Con onestà intellettuale e lungimiranza, Renzo Cremona abbatte diversi luoghi comuni, rammentandoci, per esempio, quanto sia importante pensare bene prima di agire, poiché poi spesso non è possibile rimediare: «il tempo, è vero, aiuta a rimarginare alcune ferite, ma basta che ci si sfreghi contro una parete dalla superficie un po’ più scabra ed ecco che tutto si riapre come per disgrazia». E, su diverso versante, ecco un altro luogo comune disgregato: «ma mi dice cos’è che sapreste voi più di noi?» … «padre. …sì, si prenda cura degli altri fedeli che non le fanno domande a cui lei non sa rispondere. non le rubo altro tempo. io e lei non credo ci rivedremo più».

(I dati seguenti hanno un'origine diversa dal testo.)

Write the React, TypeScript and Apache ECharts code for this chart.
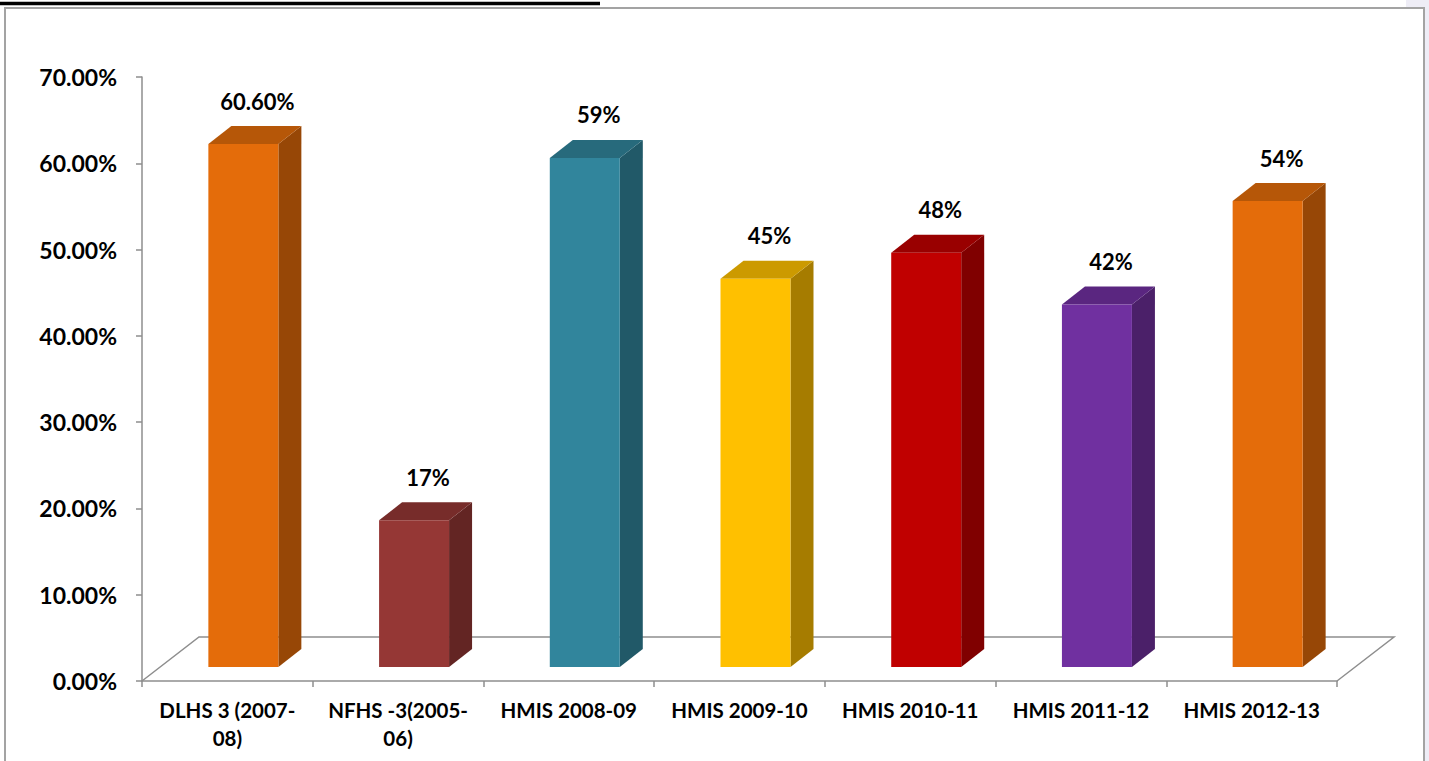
import React, { useEffect, useRef } from "react";
import * as echarts from "echarts";

const categories = [
  "DLHS 3 (2007-08)",
  "NFHS -3(2005-06)",
  "HMIS 2008-09",
  "HMIS 2009-10",
  "HMIS 2010-11",
  "HMIS 2011-12",
  "HMIS 2012-13",
];
const values = [60.6, 17, 59, 45, 48, 42, 54];
const valueLabels = ["60.60%", "17%", "59%", "45%", "48%", "42%", "54%"];
const yTicks = { min: 0, max: 70, interval: 10 };

const frontColors = ["#E46C0A", "#953735", "#31859C", "#FFC000", "#C00000", "#7030A0", "#E46C0A"];
const topColors = ["#B65708", "#772C2A", "#276A7C", "#CC9A00", "#990000", "#5A2680", "#B65708"];
const sideColors = ["#974706", "#632523", "#215968", "#A67C00", "#800000", "#4B2069", "#974706"];

const FONT = "Lato, 'Open Sans', sans-serif";
const GRAY = "#8E8E8E";

export default function App() {
  const ref = useRef<HTMLDivElement>(null);
  useEffect(() => {
    if (!ref.current) return;
    const chart = echarts.init(ref.current, null, { renderer: "svg" });

    const barData = values.map((v, i) => [i, v]);

    const option: any = {
      animation: false,
      backgroundColor: "#ffffff",
      grid: { left: 142, top: 77, width: 1195, height: 604, containLabel: false },
      xAxis: {
        type: "category",
        data: categories,
        boundaryGap: true,
        axisLine: { show: true, lineStyle: { color: GRAY, width: 1.5 } },
        axisTick: { show: true, length: 6, lineStyle: { color: GRAY, width: 1.5 } },
        axisLabel: {
          margin: 15,
          fontFamily: FONT,
          fontWeight: "bold",
          fontSize: 20.5,
          color: "#000",
          lineHeight: 28,
          interval: 0,
          formatter: (v: string) => (v.length > 14 ? v.replace(/(\(\d{4}-)/, "$1\n") : v),
        },
        splitLine: { show: false },
      },
      yAxis: {
        type: "value",
        min: yTicks.min,
        max: yTicks.max,
        interval: yTicks.interval,
        axisLine: { show: true, lineStyle: { color: GRAY, width: 1.5 } },
        axisTick: { show: true, length: 6, lineStyle: { color: GRAY, width: 1.5 } },
        splitLine: { show: false },
        axisLabel: {
          margin: 25,
          fontFamily: FONT,
          fontWeight: "bold",
          fontSize: 23,
          color: "#000",
          formatter: (v: number) => v.toFixed(2) + "%",
        },
      },
      graphic: [
        { type: "rect", shape: { x: 1406, y: 0, width: 23, height: 761 }, style: { fill: "#EEEDF6" }, z: -10 },
        { type: "line", shape: { x1: 0, y1: 3.5, x2: 600, y2: 3.5 }, style: { stroke: "#000", lineWidth: 3.5 } },
        {
          type: "rect",
          shape: { x: 5, y: 8, width: 1419, height: 780 },
          style: { fill: "#ffffff", stroke: "#A3A3A3", lineWidth: 2 },
          z: -5,
        },
      ],
      series: [
        {
          type: "custom",
          z: 1,
          silent: true,
          clip: false,
          data: [[0, 0]],
          encode: { x: 0, y: 1 },
          renderItem: (params: any, api: any) => {
            const cs = params.coordSys;
            const x0 = cs.x;
            const x1 = cs.x + cs.width;
            const yb = cs.y + cs.height;
            const dx = 57;
            const dy = -44;
            return {
              type: "polyline",
              shape: {
                points: [
                  [x0, yb],
                  [x0 + dx, yb + dy],
                  [x1 + dx, yb + dy],
                  [x1, yb],
                ],
              },
              style: { stroke: GRAY, lineWidth: 1.5, fill: "none" },
            };
          },
        },
        {
          type: "custom",
          z: 5,
          clip: false,
          data: barData,
          encode: { x: 0, y: 1 },
          renderItem: (params: any, api: any) => {
            const idx = api.value(0);
            const v = api.value(1);
            const i = params.dataIndex;
            const base = api.coord([idx, 0]);
            const top = api.coord([idx, v]);
            const bandW = api.size([1, 0])[0];
            const bw = bandW * 0.41;
            const ox = 16;
            const oy = -14;
            const dx = 23;
            const dy = -18;
            const xl = base[0] + ox - bw / 2;
            const xr = xl + bw;
            const yb = base[1] + oy;
            const yt = top[1] + oy;
            return {
              type: "group",
              children: [
                {
                  type: "polygon",
                  shape: { points: [[xr, yt], [xr + dx, yt + dy], [xr + dx, yb + dy], [xr, yb]] },
                  style: { fill: sideColors[i] },
                },
                {
                  type: "polygon",
                  shape: { points: [[xl, yt], [xr, yt], [xr + dx, yt + dy], [xl + dx, yt + dy]] },
                  style: { fill: topColors[i] },
                },
                {
                  type: "rect",
                  shape: { x: xl, y: yt, width: bw, height: yb - yt },
                  style: { fill: frontColors[i] },
                },
                {
                  type: "text",
                  x: xl + bw / 2 + 14,
                  y: yt + dy - 25,
                  style: {
                    text: valueLabels[i],
                    fontFamily: FONT,
                    fontWeight: "bold",
                    fontSize: 22,
                    fill: "#000",
                    align: "center",
                    verticalAlign: "middle",
                  },
                },
              ],
            };
          },
        },
      ],
    };
    chart.setOption(option);
    return () => chart.dispose();
  }, []);
  return (
    <div
      ref={ref}
      style={{ position: "fixed", left: 0, top: 0, width: 1429, height: 761, background: "#fff" }}
    />
  );
}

In occasione dell’alluvione conclusiva di Lingua Madre, «sembrava avessero scritto sull’acqua, e che lettere e suoni stessero nuotando in mezzo alla corrente che saliva».
Augurando al chioggiotto un futuro migliore, proprio servendosi della liquidità, della fluidità della sua prosa, Renzo Cremona è riuscito, almeno in parte, ad arrestare l’emorragia – d’acqua e sangue – della sua “lingua madre”.